Another benefit of lowering production is psychological. When content doesn’t have to be perfect, it becomes easier to start. Starting is the hardest part. Once you remove the pressure to perform, you create space for honesty. And honesty is what attracts the right audience. The people who resonate with your real voice are the people most likely to become customers, referrals, and long-term supporters.
It’s also worth recognizing that overproduced content can sometimes work against trust. When something feels too polished, people assume there’s a script, an agenda, or a sales angle coming. Casual content lowers defenses. It feels like advice, not advertising. That distinction matters. People don’t want to be marketed to; they want to be helped. The more your content feels like guidance instead of promotion, the stronger the relationship you build.
Lowering production doesn’t mean ignoring clarity. Clarity is non-negotiable. Speak plainly. Get to the point. Respect your audience’s time. A clear message filmed simply will always outperform a vague message filmed beautifully. If someone understands what you’re saying and why it matters to them, they’ll keep listening. That’s the core job of content.

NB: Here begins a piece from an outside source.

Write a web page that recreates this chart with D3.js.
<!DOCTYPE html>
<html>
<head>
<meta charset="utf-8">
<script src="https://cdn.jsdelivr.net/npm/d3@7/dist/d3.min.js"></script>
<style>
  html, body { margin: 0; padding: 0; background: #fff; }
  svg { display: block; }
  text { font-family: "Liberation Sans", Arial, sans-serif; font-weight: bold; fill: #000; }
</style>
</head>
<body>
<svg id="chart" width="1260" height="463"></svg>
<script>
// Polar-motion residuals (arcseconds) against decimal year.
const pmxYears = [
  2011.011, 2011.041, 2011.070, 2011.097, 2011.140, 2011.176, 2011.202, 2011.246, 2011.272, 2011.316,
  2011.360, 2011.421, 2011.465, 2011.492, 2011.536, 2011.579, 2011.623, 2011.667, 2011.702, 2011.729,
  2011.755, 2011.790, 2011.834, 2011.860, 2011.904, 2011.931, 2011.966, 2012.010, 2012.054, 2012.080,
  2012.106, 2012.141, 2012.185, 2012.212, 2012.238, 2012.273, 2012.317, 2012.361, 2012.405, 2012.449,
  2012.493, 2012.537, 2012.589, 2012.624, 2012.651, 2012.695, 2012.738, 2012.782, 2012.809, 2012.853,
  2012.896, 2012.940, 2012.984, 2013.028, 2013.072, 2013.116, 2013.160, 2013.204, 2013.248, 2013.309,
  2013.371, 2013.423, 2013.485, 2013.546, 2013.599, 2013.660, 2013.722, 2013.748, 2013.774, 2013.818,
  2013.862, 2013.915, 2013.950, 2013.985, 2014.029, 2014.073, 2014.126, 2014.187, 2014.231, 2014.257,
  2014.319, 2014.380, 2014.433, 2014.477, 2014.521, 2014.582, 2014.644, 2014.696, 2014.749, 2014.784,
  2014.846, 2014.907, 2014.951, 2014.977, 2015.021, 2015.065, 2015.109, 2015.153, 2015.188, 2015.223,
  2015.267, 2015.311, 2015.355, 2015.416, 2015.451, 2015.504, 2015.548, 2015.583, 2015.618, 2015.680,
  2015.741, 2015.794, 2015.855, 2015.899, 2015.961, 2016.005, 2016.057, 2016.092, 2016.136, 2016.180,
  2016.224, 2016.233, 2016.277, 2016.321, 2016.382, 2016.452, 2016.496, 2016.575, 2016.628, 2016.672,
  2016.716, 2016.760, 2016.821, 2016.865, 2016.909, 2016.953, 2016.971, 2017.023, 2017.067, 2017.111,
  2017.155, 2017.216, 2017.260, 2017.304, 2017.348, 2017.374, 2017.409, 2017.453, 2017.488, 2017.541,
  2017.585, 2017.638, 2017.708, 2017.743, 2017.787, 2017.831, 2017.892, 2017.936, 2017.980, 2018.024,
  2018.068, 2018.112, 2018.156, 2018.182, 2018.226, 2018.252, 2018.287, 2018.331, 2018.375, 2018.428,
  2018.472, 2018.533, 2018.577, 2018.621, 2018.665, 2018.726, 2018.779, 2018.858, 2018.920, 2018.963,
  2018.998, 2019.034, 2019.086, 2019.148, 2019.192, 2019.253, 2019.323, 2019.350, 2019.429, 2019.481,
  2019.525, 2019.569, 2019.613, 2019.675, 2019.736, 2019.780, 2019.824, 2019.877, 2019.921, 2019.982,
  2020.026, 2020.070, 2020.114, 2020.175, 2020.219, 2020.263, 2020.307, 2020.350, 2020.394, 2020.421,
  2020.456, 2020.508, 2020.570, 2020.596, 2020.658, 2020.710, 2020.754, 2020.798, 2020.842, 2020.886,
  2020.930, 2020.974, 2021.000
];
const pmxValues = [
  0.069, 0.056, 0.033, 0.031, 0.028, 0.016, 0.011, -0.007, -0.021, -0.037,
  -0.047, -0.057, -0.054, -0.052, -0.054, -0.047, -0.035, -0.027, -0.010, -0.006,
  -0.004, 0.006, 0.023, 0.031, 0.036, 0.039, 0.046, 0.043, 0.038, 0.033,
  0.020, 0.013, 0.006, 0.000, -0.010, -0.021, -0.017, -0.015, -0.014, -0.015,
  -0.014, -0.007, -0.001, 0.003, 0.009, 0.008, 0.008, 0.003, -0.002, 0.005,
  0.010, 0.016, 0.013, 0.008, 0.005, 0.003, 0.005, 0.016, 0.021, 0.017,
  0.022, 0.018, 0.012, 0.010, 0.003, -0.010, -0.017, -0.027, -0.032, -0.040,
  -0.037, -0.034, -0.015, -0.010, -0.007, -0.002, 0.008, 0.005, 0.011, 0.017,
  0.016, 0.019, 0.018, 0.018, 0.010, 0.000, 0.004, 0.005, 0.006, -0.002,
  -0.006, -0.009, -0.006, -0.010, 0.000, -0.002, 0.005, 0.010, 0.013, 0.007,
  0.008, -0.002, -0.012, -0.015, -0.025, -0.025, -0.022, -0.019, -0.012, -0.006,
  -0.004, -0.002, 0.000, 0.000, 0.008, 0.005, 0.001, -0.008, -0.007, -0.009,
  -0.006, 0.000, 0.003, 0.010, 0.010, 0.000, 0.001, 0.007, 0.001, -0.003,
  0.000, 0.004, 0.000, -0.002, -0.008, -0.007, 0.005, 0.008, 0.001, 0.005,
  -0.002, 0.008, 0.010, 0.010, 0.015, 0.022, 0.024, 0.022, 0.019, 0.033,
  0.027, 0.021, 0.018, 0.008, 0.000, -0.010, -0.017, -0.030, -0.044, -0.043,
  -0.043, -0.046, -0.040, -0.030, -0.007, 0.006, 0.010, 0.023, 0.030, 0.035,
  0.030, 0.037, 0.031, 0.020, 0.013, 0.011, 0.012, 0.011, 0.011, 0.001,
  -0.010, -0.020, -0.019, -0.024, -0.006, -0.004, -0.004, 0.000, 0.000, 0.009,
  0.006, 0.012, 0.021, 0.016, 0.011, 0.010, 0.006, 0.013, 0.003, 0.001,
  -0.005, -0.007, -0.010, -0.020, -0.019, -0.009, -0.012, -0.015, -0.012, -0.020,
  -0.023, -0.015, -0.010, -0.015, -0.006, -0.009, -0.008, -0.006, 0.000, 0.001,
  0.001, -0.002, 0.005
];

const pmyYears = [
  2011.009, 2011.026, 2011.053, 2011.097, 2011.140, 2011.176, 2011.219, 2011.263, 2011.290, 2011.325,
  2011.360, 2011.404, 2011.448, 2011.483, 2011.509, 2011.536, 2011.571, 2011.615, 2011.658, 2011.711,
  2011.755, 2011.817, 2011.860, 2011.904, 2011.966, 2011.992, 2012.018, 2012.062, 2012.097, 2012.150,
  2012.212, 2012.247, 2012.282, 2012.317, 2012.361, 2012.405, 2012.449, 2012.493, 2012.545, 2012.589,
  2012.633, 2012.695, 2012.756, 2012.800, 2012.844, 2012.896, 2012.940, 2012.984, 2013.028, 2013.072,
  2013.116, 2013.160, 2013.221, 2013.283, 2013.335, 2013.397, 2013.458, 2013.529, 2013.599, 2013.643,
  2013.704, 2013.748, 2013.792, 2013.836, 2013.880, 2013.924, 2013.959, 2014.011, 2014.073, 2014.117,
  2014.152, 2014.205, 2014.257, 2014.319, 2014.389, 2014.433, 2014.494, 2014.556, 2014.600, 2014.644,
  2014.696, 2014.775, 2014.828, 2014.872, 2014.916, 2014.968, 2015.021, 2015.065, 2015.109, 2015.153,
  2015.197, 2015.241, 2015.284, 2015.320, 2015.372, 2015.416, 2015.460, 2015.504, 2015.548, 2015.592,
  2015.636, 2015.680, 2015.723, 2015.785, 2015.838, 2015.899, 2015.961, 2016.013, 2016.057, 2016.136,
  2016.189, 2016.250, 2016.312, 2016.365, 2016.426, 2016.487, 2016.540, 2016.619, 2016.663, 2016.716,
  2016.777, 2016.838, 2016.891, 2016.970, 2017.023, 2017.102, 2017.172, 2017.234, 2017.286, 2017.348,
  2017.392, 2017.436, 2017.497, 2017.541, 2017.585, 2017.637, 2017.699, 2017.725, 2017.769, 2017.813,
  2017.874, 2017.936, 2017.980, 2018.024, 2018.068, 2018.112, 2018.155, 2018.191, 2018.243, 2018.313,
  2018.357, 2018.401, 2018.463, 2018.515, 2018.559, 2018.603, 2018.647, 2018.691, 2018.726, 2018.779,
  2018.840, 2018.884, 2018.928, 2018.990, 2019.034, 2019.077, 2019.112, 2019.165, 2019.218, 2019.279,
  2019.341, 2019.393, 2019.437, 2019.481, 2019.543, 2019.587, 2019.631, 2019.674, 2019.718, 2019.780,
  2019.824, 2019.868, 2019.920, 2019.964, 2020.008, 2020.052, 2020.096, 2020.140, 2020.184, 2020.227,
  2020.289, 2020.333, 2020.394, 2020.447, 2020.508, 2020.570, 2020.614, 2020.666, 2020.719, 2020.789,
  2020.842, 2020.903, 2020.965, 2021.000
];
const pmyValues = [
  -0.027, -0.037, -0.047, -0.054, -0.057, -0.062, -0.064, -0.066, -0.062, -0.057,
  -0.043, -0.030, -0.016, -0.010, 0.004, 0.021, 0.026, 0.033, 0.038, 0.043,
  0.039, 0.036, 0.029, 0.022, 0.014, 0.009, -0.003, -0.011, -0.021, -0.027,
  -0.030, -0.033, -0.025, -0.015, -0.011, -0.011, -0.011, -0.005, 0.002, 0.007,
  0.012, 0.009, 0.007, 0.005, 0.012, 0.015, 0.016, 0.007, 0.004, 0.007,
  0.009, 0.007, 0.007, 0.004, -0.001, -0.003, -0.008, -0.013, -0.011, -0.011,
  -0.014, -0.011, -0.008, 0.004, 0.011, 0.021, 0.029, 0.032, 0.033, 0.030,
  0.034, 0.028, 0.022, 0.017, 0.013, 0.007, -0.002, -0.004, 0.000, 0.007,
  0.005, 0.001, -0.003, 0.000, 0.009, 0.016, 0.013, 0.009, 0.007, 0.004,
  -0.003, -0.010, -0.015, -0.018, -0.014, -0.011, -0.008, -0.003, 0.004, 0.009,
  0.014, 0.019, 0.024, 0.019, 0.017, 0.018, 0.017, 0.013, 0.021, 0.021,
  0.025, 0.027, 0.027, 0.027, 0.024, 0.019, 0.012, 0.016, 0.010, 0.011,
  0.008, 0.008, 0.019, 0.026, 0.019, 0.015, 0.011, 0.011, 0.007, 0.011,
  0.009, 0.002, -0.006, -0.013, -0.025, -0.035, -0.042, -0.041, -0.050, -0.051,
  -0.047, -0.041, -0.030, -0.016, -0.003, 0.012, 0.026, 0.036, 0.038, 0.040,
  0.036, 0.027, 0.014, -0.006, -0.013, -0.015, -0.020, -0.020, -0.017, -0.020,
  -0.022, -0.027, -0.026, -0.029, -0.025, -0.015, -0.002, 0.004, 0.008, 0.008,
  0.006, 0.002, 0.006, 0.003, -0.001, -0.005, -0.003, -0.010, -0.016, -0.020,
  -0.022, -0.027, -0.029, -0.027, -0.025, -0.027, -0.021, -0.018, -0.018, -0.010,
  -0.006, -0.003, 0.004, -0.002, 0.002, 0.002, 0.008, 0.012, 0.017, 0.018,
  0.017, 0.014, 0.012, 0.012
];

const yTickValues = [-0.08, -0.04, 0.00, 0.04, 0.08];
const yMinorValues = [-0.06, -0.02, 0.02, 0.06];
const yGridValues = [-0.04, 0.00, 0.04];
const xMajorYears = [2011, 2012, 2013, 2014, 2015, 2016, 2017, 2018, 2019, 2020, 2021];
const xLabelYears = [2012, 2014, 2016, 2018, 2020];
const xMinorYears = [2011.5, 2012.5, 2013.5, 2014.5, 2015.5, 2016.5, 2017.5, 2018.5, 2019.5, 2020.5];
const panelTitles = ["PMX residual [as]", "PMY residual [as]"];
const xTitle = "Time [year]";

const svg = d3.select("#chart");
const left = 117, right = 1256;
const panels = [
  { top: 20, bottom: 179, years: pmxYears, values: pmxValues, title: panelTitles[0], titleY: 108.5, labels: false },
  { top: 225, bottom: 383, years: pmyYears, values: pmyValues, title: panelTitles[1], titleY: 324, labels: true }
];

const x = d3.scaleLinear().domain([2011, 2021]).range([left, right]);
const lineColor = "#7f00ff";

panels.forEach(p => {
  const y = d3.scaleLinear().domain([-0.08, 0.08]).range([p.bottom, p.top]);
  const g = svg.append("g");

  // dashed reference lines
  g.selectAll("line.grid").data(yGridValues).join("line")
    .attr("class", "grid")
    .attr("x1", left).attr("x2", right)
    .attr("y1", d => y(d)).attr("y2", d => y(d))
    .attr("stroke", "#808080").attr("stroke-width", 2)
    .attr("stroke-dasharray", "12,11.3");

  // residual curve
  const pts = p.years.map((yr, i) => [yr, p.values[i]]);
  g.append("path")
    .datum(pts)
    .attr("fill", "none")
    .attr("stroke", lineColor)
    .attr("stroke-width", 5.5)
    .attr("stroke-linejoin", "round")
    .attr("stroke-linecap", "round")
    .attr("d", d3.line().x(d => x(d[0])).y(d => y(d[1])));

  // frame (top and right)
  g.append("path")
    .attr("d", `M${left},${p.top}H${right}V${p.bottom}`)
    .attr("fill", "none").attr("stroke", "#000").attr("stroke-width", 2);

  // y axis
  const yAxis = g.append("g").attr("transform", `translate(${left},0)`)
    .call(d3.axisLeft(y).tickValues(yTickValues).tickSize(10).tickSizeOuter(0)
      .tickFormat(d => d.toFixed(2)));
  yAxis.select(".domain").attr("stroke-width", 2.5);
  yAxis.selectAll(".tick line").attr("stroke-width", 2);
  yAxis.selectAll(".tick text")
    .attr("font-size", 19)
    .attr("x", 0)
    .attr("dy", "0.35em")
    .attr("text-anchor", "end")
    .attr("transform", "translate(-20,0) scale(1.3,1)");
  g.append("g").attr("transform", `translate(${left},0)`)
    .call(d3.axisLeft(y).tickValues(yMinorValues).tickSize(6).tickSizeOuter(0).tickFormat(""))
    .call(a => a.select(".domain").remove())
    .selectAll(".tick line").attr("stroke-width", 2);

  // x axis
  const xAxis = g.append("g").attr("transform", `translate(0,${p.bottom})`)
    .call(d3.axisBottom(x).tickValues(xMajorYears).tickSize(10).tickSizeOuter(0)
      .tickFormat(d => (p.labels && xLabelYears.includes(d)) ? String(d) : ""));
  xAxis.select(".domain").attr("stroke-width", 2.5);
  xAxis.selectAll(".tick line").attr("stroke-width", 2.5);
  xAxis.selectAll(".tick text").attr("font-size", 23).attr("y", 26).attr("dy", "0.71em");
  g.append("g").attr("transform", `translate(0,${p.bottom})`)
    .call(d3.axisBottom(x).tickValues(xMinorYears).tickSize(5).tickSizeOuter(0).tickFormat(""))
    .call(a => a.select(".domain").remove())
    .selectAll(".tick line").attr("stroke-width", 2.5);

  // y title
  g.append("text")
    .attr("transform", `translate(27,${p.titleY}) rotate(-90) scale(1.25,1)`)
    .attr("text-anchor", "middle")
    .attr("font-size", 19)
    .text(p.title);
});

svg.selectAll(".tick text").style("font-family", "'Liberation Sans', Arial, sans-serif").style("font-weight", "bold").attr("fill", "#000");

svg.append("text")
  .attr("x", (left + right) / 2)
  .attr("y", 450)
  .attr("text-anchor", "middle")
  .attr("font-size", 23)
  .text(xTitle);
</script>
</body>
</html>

This approach also allows you to test ideas quickly. Not every thought needs to become a flagship post. Some ideas are better discovered through experimentation. Low-production content gives you permission to test without overcommitting. If something resonates, you can expand on it later. If it doesn’t, you’ve lost nothing but a few minutes of time. That flexibility is invaluable for business owners balancing multiple responsibilities.

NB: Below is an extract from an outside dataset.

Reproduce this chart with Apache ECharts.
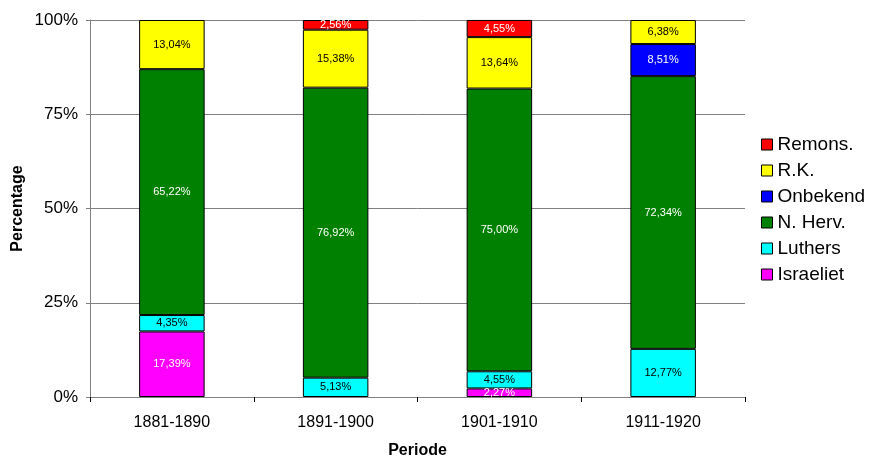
<!DOCTYPE html>
<html>
<head>
<meta charset="utf-8">
<script src="https://cdn.jsdelivr.net/npm/echarts@6/dist/echarts.min.js"></script>
<style>
  html, body { margin: 0; padding: 0; background: #fff; }
  #chart { width: 870px; height: 457px; }
</style>
</head>
<body>
<div id="chart"></div>
<script>
// periodes en percentages per gezindte
const categories = ["1881-1890", "1891-1900", "1901-1910", "1911-1920"];
const israeliet = [17.39, 0, 2.27, 0];
const luthers = [4.35, 5.13, 4.55, 12.77];
const nHerv = [65.22, 76.92, 75.0, 72.34];
const onbekend = [0, 0, 0, 8.51];
const rk = [13.04, 15.38, 13.64, 6.38];
const remons = [0, 2.56, 4.55, 0];
const yTicks = [0, 25, 50, 75, 100];

const chart = echarts.init(document.getElementById("chart"));
const font = "Arial, Liberation Sans";

// series van onder naar boven
const defs = [
  { name: "Israeliet", data: israeliet, color: "#ff00ff", text: "#fff" },
  { name: "Luthers", data: luthers, color: "#00ffff", text: "#000" },
  { name: "N. Herv.", data: nHerv, color: "#008000", text: "#fff" },
  { name: "Onbekend", data: onbekend, color: "#0000ff", text: "#fff" },
  { name: "R.K.", data: rk, color: "#ffff00", text: "#000" },
  { name: "Remons.", data: remons, color: "#ff0000", text: "#fff" },
];

const series = defs.map((d) => ({
  name: d.name,
  type: "bar",
  stack: "total",
  barWidth: "40%",
  data: d.data.map((v) => (v ? v : null)),
  itemStyle: { color: d.color, borderColor: "#000", borderWidth: 1 },
  label: {
    show: true,
    position: "inside",
    color: d.text,
    fontFamily: font,
    fontSize: 11,
    formatter: (p) => p.value.toFixed(2).replace(".", ",") + "%",
  },
}));

const option = {
  animation: false,
  grid: { left: 90, right: 125, top: 20, bottom: 60, outerBoundsMode: "none", containLabel: false },
  legend: {
    orient: "vertical",
    left: 756,
    top: 130,
    itemWidth: 11,
    itemHeight: 11,
    itemGap: 7,
    icon: "rect",
    data: defs.map((d) => d.name).reverse(),
    textStyle: { fontFamily: font, fontSize: 19, color: "#000" },
    itemStyle: { borderColor: "#000", borderWidth: 1 },
  },
  xAxis: {
    type: "category",
    data: categories,
    name: "Periode",
    nameLocation: "middle",
    nameGap: 46,
    nameMoveOverlap: false,
    nameTextStyle: { fontFamily: font, fontSize: 16, fontWeight: "bold", color: "#000" },
    axisLine: { lineStyle: { color: "#808080" } },
    axisTick: { show: true, length: 5, lineStyle: { color: "#000" } },
    axisLabel: { fontFamily: font, fontSize: 16, color: "#000", margin: 18 },
  },
  yAxis: {
    type: "value",
    min: yTicks[0],
    max: yTicks[yTicks.length - 1],
    interval: 25,
    name: "Percentage",
    nameLocation: "middle",
    nameGap: 64,
    nameMoveOverlap: false,
    nameTextStyle: { fontFamily: font, fontSize: 16, fontWeight: "bold", color: "#000" },
    axisLine: { show: true, lineStyle: { color: "#808080" } },
    axisTick: { show: true, length: 4, lineStyle: { color: "#808080" } },
    splitLine: { lineStyle: { color: "#808080" } },
    axisLabel: {
      fontFamily: font,
      fontSize: 17,
      color: "#000",
      margin: 12,
      formatter: (v) => v + "%",
    },
  },
  series: series,
};

chart.setOption(option);
</script>
</body>
</html>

Lowering the bar is not about settling. It’s about choosing effectiveness over ego. It’s about recognizing that your audience cares more about relevance than resolution. They care more about insight than aesthetics. When you stop trying to impress everyone, you start helping the right people. And helping the right people is how businesses grow.
If you want practical implementation, start small. Commit to sharing one helpful idea per week, filmed simply, spoken clearly, and posted without overthinking. Don’t rewatch it ten times. Don’t wait for the perfect caption. Publish it with the intention of serving, not performing. Let the feedback guide you forward.
Over time, you’ll notice something shift. Your confidence will grow. Your delivery will improve. Your ideas will sharpen. Not because you planned more, but because you practiced more. That’s the quiet advantage of lowering the production bar—it creates momentum. Momentum builds skill. Skill builds authority. Authority builds trust. And trust builds revenue.
At its core, this isn’t a content strategy—it’s a leadership decision. It’s choosing visibility over vanity, usefulness over perfection, and progress over fear. Business owners who embrace this approach stop waiting for ideal conditions and start working with what they have. And what they have is enough.
You don’t need fancy equipment or studio lighting to build a meaningful online presence. You need clarity in your message and consistency in your actions. A phone, natural light, and a genuine voice are sufficient. The rest is just noise. Set your standard where it belongs: good enough to help someone today. The impact will follow.